• _PROVIDED DATA_
● ● ● ● ●
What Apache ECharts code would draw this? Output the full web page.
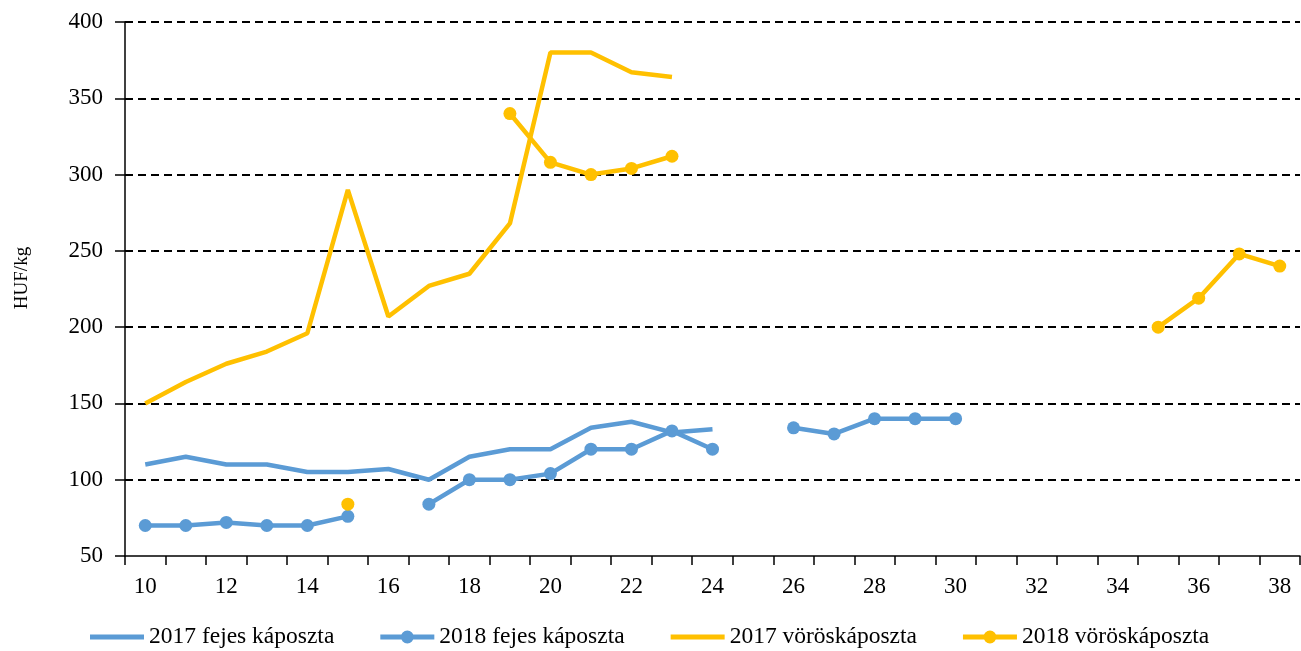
<!DOCTYPE html>
<html>
<head>
<meta charset="utf-8">
<script src="https://cdn.jsdelivr.net/npm/echarts@6/dist/echarts.min.js"></script>
<style>
	html, body { margin: 0; padding: 0; background: #fff; }
	#chart { width: 1301px; height: 651px; }
</style>
</head>
<body>
<div id="chart"></div>
<script>
// weeks 10..38
const weeks = ['10','11','12','13','14','15','16','17','18','19','20','21','22','23','24','25','26','27','28','29','30','31','32','33','34','35','36','37','38']
const fejes2017 = [110, 115, 110, 110, 105, 105, 107, 100, 115, 120, 120, 134, 138, 131, 133,
	null, null, null, null, null, null, null, null, null, null, null, null, null, null]
const fejes2018 = [70, 70, 72, 70, 70, 76, null, 84, 100, 100, 104, 120, 120, 132, 120,
	null, 134, 130, 140, 140, 140, null, null, null, null, null, null, null, null]
const voros2017 = [150, 164, 176, 184, 196, 290, 207, 227, 235, 268, 380, 380, 367, 364,
	null, null, null, null, null, null, null, null, null, null, null, null, null, null, null]
const voros2018 = [null, null, null, null, null, 84, null, null, null, 340, 308, 300, 304, 312,
	null, null, null, null, null, null, null, null, null, null, null, 200, 219, 248, 240]
const yTicks = { min: 50, max: 400, step: 50 }

const blue = '#5B9BD5'
const yellow = '#FFC000'
const font = 'Liberation Serif'

// legend icons: plain line, and line with a dot in the middle
const lineIcon = 'path://M0,0 L54,0 L54,5 L0,5 Z'
const dotIcon = 'path://M0,4.5 L54,4.5 L54,9.5 L0,9.5 Z M20.5,7 A6.5,6.5 0 1,1 33.5,7 A6.5,6.5 0 1,1 20.5,7 Z'

function lineSeries(name, data, color, withMarker) {
	return {
		name: name,
		type: 'line',
		data: data,
		connectNulls: false,
		symbol: withMarker ? 'circle' : 'none',
		symbolSize: 13,
		lineStyle: { color: color, width: 4.5 },
		itemStyle: { color: color },
		emphasis: { disabled: true }
	}
}

let myChart = echarts.init(document.getElementById('chart'))
let option = {
	animation: false,
	grid: { left: 125, right: 1, top: 22, bottom: 95, containLabel: false },
	legend: {
		bottom: -3,
		left: 85,
		itemWidth: 54,
		itemHeight: 14,
		itemGap: 46,
		symbolKeepAspect: true,
		textStyle: { fontFamily: font, fontSize: 23.5, color: '#000' },
		data: [
			{ name: '2017 fejes káposzta', icon: lineIcon },
			{ name: '2018 fejes káposzta', icon: dotIcon },
			{ name: '2017 vöröskáposzta', icon: lineIcon },
			{ name: '2018 vöröskáposzta', icon: dotIcon }
		]
	},
	xAxis: {
		type: 'category',
		data: weeks,
		boundaryGap: true,
		axisLine: { lineStyle: { color: '#000', width: 1.5 } },
		axisTick: { show: true, interval: 0, length: 9, lineStyle: { color: '#000', width: 1.5 } },
		axisLabel: { interval: 1, margin: 19, fontFamily: font, fontSize: 23, color: '#000' },
		splitLine: { show: false }
	},
	yAxis: {
		type: 'value',
		min: yTicks.min,
		max: yTicks.max,
		interval: yTicks.step,
		name: 'HUF/kg',
		nameLocation: 'middle',
		nameGap: 93,
		nameTextStyle: { fontFamily: font, fontSize: 19, color: '#000', padding: [0, 0, 0, 22] },
		axisLine: { show: true, lineStyle: { color: '#000', width: 1.5 } },
		axisTick: { show: true, length: 10, lineStyle: { color: '#000', width: 1.5 } },
		axisLabel: { margin: 22, fontFamily: font, fontSize: 23, color: '#000' },
		splitLine: { show: true, showMinLine: false, lineStyle: { color: '#000', width: 2, type: [8, 5] } }
	},
	series: [
		lineSeries('2017 fejes káposzta', fejes2017, blue, false),
		lineSeries('2018 fejes káposzta', fejes2018, blue, true),
		lineSeries('2017 vöröskáposzta', voros2017, yellow, false),
		lineSeries('2018 vöröskáposzta', voros2018, yellow, true)
	]
}
myChart.setOption(option)
</script>
</body>
</html>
● ● ● ● ●
• _OBJECTIVE_
From the material above, reproduce everything verbatim except the pictures.

• _FINAL RESULT_
What Apache ECharts code would draw this? Output the full web page.
<!DOCTYPE html>
<html>
<head>
<meta charset="utf-8">
<script src="https://cdn.jsdelivr.net/npm/echarts@6/dist/echarts.min.js"></script>
<style>
	html, body { margin: 0; padding: 0; background: #fff; }
	#chart { width: 1301px; height: 651px; }
</style>
</head>
<body>
<div id="chart"></div>
<script>
// weeks 10..38
const weeks = ['10','11','12','13','14','15','16','17','18','19','20','21','22','23','24','25','26','27','28','29','30','31','32','33','34','35','36','37','38']
const fejes2017 = [110, 115, 110, 110, 105, 105, 107, 100, 115, 120, 120, 134, 138, 131, 133,
	null, null, null, null, null, null, null, null, null, null, null, null, null, null]
const fejes2018 = [70, 70, 72, 70, 70, 76, null, 84, 100, 100, 104, 120, 120, 132, 120,
	null, 134, 130, 140, 140, 140, null, null, null, null, null, null, null, null]
const voros2017 = [150, 164, 176, 184, 196, 290, 207, 227, 235, 268, 380, 380, 367, 364,
	null, null, null, null, null, null, null, null, null, null, null, null, null, null, null]
const voros2018 = [null, null, null, null, null, 84, null, null, null, 340, 308, 300, 304, 312,
	null, null, null, null, null, null, null, null, null, null, null, 200, 219, 248, 240]
const yTicks = { min: 50, max: 400, step: 50 }

const blue = '#5B9BD5'
const yellow = '#FFC000'
const font = 'Liberation Serif'

// legend icons: plain line, and line with a dot in the middle
const lineIcon = 'path://M0,0 L54,0 L54,5 L0,5 Z'
const dotIcon = 'path://M0,4.5 L54,4.5 L54,9.5 L0,9.5 Z M20.5,7 A6.5,6.5 0 1,1 33.5,7 A6.5,6.5 0 1,1 20.5,7 Z'

function lineSeries(name, data, color, withMarker) {
	return {
		name: name,
		type: 'line',
		data: data,
		connectNulls: false,
		symbol: withMarker ? 'circle' : 'none',
		symbolSize: 13,
		lineStyle: { color: color, width: 4.5 },
		itemStyle: { color: color },
		emphasis: { disabled: true }
	}
}

let myChart = echarts.init(document.getElementById('chart'))
let option = {
	animation: false,
	grid: { left: 125, right: 1, top: 22, bottom: 95, containLabel: false },
	legend: {
		bottom: -3,
		left: 85,
		itemWidth: 54,
		itemHeight: 14,
		itemGap: 46,
		symbolKeepAspect: true,
		textStyle: { fontFamily: font, fontSize: 23.5, color: '#000' },
		data: [
			{ name: '2017 fejes káposzta', icon: lineIcon },
			{ name: '2018 fejes káposzta', icon: dotIcon },
			{ name: '2017 vöröskáposzta', icon: lineIcon },
			{ name: '2018 vöröskáposzta', icon: dotIcon }
		]
	},
	xAxis: {
		type: 'category',
		data: weeks,
		boundaryGap: true,
		axisLine: { lineStyle: { color: '#000', width: 1.5 } },
		axisTick: { show: true, interval: 0, length: 9, lineStyle: { color: '#000', width: 1.5 } },
		axisLabel: { interval: 1, margin: 19, fontFamily: font, fontSize: 23, color: '#000' },
		splitLine: { show: false }
	},
	yAxis: {
		type: 'value',
		min: yTicks.min,
		max: yTicks.max,
		interval: yTicks.step,
		name: 'HUF/kg',
		nameLocation: 'middle',
		nameGap: 93,
		nameTextStyle: { fontFamily: font, fontSize: 19, color: '#000', padding: [0, 0, 0, 22] },
		axisLine: { show: true, lineStyle: { color: '#000', width: 1.5 } },
		axisTick: { show: true, length: 10, lineStyle: { color: '#000', width: 1.5 } },
		axisLabel: { margin: 22, fontFamily: font, fontSize: 23, color: '#000' },
		splitLine: { show: true, showMinLine: false, lineStyle: { color: '#000', width: 2, type: [8, 5] } }
	},
	series: [
		lineSeries('2017 fejes káposzta', fejes2017, blue, false),
		lineSeries('2018 fejes káposzta', fejes2018, blue, true),
		lineSeries('2017 vöröskáposzta', voros2017, yellow, false),
		lineSeries('2018 vöröskáposzta', voros2018, yellow, true)
	]
}
myChart.setOption(option)
</script>
</body>
</html>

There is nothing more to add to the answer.